Par Didier Nebot
Avec la conquête arabe tout change, tout bascule. Le monde africain colonisé jusque-là par l’Occident, qu’il soit romain ou byzantin, devient oriental. Même si le peuple ne change pas, les occupants nouveaux apportent avec eux une philosophie nouvelle. Plus de textes latins, grecs ou hébreux pour décrire ce qui se passe, mais des textes arabes. Il semble y avoir une discontinuité entre le monde d’avant et le monde d’après. Les mots, les pensées, les attitudes ne sont plus les mêmes, à croire que tous les anciens habitants ont disparu pour laisser la place à d’autres, différents et dont le passé se trouve ailleurs. C’est faux, bien sûr. Si les Arabes n’utilisent pas les mêmes termes, s’ils extrapolent sur les origines des tribus locales en fonction de considérations personnelles qui les arrangent, il n’est pas discutable qu’il s’agit toujours des mêmes peuplades juives et berbères. Ainsi lorsque l’Islam sépare les populations d’Afrique entre Botr ou Zenata et Bérénes, il est facile de retrouver les tribus nomades judéo-berbères ou païennes du monde d’avant, hors des limes romains, et les tribus sédentaires latinisées des villes et des campagnes environnantes. Il n’y a aucun hiatus entre ce que disent les auteurs latins ou byzantins et ce que disent les auteurs arabes, simplement les mots ne sont plus les mêmes.

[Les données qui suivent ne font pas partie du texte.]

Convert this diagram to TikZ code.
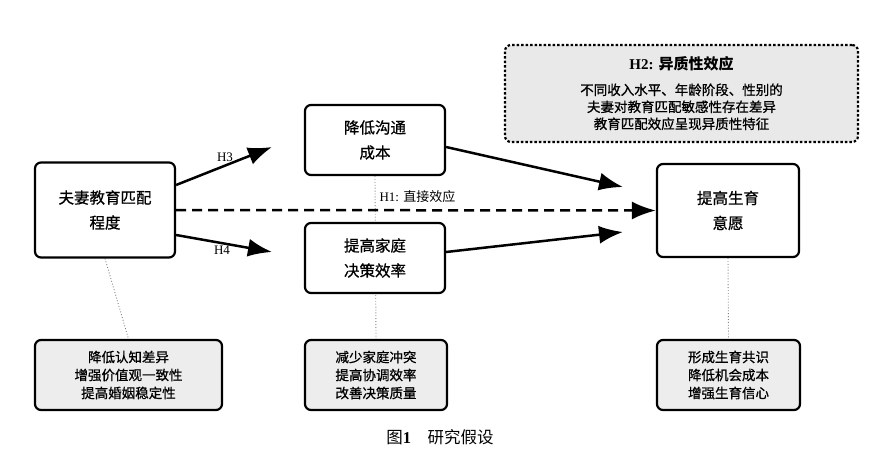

C’est pourtant malheureusement ce qu’on fait un certain nombre d’historiens, à croire qu’ils auraient étudié séparément l’Afrique du Nord pré et post islamique. Ils ont de ce fait une vue biaisée des évènements, car trop influencés par les auteurs arabes qui, volontairement ou non, ignorent souvent le passé lointain de cette région. C’est ainsi que pour l’opinion publique du XXIème siècle le Maghreb a toujours été arabe. Erreur ! Ceux qui se disent aujourd’hui arabes sont pour beaucoup d’entre eux d’anciens berbères. Il ne faut pas oublier, comme nous le verrons plus loin, que les populations venant d’Arabie ne représentèrent pas plus de 100000 personnes. Mais par commodité et par raison la plupart des berbères des villes et ceux vivant dans des zones où l’échange avec l’Orient était facile décidèrent de se prétendre arabe. Ils ont volontairement minimisé le rôle de leurs ancêtres berbères pour, progressivement, se reconnaitre d’autres ascendances typiquement arabes. Ibn Khaldoun en est l’exemple le plus flagrant.